── RECORDS FOR THE TASK

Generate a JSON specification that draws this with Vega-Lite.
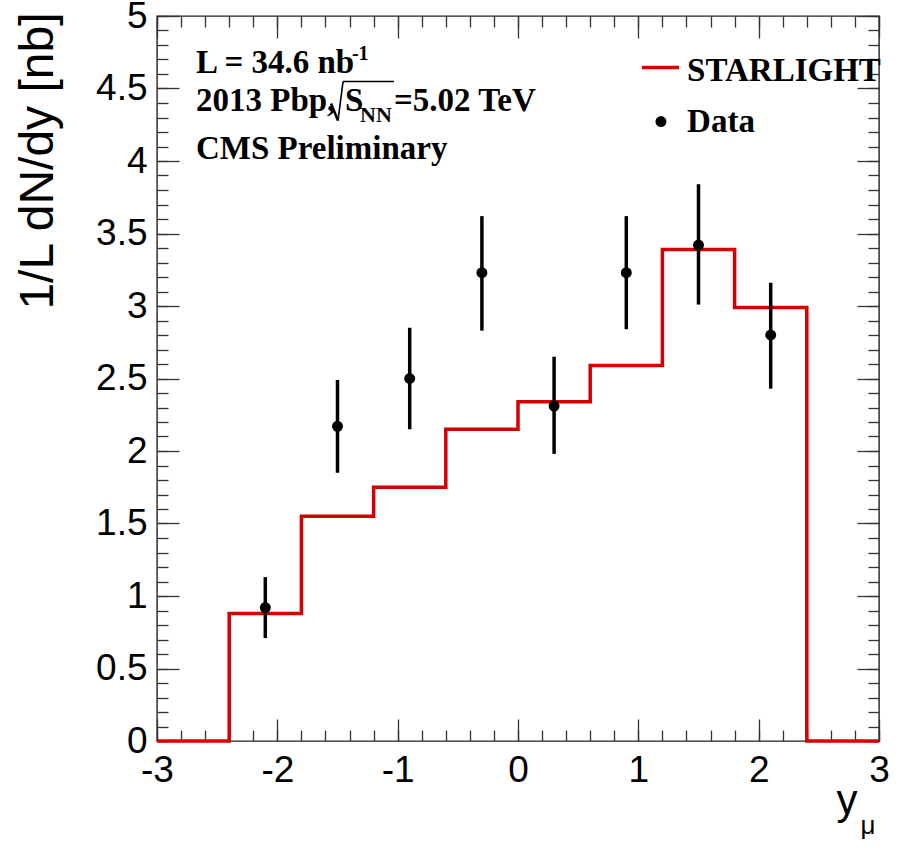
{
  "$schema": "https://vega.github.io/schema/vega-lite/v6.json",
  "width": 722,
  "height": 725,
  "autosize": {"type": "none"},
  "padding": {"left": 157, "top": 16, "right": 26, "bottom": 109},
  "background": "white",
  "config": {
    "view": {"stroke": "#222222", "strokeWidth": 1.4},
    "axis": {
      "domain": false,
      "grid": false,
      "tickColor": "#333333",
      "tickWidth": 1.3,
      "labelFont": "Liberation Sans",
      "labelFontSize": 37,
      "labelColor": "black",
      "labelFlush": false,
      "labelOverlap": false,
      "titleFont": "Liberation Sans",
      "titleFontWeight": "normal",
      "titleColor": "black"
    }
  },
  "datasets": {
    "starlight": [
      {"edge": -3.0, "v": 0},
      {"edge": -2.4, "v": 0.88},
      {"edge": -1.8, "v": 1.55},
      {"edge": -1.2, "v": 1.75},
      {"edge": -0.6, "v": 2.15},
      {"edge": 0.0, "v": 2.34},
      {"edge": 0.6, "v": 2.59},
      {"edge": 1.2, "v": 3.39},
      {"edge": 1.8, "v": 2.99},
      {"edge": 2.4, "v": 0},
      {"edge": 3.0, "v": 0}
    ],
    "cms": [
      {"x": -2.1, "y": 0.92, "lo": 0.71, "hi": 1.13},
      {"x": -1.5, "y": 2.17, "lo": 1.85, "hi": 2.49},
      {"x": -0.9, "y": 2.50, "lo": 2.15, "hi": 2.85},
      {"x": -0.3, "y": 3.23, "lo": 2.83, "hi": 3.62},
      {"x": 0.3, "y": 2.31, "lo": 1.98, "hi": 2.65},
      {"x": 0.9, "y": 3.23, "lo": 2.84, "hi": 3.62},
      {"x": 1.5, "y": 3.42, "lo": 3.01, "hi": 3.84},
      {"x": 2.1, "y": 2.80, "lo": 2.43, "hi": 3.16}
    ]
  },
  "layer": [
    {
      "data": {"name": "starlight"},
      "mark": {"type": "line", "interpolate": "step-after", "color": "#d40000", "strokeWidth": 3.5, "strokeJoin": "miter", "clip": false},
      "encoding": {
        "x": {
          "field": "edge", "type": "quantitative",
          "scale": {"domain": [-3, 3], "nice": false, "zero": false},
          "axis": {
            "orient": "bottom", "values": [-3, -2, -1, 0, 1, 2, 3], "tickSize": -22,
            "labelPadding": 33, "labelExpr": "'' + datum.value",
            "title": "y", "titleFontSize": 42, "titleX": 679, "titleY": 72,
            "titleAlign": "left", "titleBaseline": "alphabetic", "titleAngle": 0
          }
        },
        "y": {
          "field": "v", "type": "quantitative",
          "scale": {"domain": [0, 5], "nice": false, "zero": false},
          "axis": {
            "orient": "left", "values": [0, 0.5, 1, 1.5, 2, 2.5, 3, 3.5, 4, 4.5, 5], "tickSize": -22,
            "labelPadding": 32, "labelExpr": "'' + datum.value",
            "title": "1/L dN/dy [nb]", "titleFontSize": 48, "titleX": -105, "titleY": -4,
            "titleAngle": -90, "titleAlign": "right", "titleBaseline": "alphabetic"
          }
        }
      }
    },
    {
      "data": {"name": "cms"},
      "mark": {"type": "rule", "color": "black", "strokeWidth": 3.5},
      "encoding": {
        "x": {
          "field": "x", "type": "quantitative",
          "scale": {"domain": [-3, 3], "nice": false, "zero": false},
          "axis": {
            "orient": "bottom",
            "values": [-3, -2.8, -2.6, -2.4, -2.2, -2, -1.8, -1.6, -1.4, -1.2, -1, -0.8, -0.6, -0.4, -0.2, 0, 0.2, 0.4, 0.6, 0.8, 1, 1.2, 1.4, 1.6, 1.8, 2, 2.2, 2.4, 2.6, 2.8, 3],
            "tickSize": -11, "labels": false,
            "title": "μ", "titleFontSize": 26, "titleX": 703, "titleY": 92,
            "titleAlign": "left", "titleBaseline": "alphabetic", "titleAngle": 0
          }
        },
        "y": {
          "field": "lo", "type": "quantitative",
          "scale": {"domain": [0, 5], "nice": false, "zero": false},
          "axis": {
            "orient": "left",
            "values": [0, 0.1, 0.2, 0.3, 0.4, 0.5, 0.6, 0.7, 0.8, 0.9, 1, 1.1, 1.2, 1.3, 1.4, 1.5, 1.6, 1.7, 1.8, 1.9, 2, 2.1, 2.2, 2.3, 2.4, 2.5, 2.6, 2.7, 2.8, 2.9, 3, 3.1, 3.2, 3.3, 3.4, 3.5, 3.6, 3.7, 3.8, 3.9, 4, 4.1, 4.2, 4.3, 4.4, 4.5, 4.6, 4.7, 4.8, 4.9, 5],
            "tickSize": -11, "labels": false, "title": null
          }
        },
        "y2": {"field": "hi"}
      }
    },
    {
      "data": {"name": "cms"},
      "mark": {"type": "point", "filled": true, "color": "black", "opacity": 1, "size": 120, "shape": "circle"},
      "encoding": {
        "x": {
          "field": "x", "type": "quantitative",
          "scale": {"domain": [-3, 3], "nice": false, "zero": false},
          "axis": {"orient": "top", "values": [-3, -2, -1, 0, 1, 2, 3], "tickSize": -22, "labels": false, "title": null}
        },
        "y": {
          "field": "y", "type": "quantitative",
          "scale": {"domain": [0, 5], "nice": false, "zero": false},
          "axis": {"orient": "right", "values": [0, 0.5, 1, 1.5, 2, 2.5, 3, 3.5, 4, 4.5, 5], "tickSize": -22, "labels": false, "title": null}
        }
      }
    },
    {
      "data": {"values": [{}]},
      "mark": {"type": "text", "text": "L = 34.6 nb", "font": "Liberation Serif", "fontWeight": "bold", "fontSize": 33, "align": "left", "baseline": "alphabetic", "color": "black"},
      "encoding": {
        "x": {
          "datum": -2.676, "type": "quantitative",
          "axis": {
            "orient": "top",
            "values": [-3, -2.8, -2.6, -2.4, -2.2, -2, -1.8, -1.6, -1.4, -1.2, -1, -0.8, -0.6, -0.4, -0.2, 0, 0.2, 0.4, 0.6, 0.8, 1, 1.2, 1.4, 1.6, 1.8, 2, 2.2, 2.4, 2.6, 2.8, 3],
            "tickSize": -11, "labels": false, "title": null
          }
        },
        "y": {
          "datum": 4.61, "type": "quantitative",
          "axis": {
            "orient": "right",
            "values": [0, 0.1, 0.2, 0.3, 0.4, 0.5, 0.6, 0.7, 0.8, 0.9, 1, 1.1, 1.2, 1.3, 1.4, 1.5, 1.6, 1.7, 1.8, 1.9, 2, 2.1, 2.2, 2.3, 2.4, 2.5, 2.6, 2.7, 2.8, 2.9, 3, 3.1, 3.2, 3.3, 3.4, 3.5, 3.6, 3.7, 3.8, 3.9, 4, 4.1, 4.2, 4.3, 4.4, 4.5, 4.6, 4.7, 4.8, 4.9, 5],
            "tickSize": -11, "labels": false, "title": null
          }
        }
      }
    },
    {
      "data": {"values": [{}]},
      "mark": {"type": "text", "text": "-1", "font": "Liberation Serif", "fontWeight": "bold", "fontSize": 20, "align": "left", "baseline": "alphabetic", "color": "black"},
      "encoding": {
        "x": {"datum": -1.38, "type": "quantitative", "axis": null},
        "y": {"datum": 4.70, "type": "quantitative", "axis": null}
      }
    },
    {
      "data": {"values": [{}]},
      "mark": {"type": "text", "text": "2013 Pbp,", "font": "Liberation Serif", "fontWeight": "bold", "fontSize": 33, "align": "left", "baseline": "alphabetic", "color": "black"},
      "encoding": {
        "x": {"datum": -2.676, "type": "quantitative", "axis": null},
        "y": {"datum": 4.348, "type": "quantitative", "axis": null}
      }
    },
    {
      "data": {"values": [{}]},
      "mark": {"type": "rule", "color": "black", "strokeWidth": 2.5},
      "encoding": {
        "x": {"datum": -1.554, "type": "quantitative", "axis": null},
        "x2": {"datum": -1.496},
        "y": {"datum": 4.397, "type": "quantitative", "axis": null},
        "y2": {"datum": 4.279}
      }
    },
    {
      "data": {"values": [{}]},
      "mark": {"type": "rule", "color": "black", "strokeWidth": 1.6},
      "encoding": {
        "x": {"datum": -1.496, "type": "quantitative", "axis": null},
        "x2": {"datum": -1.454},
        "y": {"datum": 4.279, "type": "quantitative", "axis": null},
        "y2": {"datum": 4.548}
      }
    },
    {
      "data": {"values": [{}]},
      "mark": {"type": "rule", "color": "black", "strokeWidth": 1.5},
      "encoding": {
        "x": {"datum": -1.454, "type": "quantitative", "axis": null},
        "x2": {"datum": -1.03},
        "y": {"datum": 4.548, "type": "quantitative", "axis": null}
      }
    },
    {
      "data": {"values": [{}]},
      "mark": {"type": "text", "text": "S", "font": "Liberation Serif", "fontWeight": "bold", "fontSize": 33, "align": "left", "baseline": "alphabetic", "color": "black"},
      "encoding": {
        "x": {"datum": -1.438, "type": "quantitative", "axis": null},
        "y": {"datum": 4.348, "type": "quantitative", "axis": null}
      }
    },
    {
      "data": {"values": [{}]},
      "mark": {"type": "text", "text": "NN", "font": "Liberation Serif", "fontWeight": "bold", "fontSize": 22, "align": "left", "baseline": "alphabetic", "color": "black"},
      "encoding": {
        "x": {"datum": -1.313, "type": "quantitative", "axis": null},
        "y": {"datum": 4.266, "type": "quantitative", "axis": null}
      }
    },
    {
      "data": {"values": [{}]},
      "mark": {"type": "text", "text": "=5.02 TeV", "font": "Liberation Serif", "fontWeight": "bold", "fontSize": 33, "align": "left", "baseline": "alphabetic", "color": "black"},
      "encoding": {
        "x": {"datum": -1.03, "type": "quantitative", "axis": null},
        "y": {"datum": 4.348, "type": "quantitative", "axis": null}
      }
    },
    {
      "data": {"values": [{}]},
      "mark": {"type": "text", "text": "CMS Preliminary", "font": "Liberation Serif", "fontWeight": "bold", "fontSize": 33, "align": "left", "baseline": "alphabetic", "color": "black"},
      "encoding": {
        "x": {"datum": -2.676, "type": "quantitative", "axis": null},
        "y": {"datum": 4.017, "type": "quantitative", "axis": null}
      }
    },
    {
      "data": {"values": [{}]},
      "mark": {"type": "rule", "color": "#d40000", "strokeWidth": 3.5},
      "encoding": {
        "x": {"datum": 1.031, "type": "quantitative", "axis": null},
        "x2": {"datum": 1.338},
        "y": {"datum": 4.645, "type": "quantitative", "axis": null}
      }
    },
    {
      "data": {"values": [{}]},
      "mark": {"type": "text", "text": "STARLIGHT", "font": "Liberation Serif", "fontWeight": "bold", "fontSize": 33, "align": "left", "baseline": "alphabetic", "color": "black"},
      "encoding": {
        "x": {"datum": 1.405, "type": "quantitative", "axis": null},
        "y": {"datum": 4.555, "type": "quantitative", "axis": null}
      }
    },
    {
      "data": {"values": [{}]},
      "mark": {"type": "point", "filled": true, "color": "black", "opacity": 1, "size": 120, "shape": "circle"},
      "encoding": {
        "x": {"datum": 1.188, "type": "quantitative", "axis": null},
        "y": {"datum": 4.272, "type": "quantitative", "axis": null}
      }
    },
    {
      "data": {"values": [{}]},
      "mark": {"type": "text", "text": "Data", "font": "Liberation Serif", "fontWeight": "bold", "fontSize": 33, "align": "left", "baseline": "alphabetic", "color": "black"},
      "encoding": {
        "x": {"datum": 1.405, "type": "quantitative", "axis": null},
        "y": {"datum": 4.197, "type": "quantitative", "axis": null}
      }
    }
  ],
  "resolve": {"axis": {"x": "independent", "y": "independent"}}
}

────
── RECORDS FOR THE TASK

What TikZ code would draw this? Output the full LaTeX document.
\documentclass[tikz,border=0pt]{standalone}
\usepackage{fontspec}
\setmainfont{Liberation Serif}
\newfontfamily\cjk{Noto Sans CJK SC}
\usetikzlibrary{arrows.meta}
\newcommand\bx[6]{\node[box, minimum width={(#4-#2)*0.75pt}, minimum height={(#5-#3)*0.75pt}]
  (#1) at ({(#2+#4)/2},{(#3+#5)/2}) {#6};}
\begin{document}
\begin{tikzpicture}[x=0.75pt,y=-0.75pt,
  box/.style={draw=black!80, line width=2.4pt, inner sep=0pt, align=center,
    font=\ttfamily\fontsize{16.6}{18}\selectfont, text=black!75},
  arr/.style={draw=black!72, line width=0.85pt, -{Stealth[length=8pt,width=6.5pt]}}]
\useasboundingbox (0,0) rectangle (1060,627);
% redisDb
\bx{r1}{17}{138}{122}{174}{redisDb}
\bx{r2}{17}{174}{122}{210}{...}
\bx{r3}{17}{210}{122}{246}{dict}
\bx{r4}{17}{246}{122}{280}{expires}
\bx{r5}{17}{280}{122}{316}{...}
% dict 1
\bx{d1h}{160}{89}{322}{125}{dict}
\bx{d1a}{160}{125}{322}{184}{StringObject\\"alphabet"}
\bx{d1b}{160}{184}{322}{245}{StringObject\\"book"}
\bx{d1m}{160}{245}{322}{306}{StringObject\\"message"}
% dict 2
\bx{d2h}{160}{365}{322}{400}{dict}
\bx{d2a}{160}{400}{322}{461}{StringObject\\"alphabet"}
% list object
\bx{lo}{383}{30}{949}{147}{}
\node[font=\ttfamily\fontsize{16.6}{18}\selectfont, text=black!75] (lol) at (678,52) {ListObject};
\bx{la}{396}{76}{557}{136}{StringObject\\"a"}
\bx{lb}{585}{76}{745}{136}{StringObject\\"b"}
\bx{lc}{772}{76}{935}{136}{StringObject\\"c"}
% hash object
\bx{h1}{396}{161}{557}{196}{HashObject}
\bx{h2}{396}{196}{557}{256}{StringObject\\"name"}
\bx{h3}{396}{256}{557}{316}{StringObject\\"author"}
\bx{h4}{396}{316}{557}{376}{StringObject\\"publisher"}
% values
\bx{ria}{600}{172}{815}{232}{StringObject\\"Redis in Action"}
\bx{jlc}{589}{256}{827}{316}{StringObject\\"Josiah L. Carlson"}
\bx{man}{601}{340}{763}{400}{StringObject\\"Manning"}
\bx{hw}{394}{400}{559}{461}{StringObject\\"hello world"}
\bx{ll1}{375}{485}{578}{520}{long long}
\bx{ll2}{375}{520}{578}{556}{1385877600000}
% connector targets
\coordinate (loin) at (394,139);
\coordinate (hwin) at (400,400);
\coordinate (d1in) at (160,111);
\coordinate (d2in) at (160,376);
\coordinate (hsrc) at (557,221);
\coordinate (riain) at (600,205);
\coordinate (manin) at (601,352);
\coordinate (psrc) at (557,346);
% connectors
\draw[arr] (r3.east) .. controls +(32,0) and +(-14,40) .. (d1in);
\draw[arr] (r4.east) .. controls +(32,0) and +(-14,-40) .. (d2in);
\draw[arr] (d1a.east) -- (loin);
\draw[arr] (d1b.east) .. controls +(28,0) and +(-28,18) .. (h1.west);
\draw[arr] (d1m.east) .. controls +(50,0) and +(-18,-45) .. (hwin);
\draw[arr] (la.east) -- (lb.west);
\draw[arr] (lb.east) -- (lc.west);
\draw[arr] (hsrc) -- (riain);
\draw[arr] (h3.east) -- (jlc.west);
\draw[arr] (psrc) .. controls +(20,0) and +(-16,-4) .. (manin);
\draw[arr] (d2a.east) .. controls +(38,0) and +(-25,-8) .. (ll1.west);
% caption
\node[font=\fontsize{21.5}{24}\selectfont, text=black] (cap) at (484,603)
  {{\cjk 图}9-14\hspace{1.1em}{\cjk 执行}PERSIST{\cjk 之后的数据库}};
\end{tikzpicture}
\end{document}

────
── RECORDS FOR THE TASK

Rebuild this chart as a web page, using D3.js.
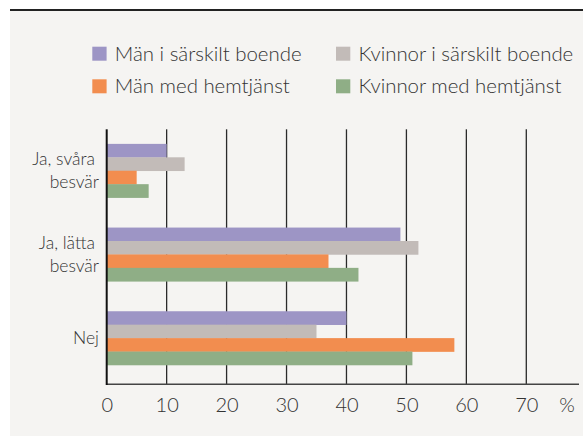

────

THE TASK: Copy out each line that contains the word "this".

EXERCISE ANSWER:
Generate a JSON specification that draws this with Vega-Lite.
What TikZ code would draw this? Output the full LaTeX document.
Rebuild this chart as a web page, using D3.js.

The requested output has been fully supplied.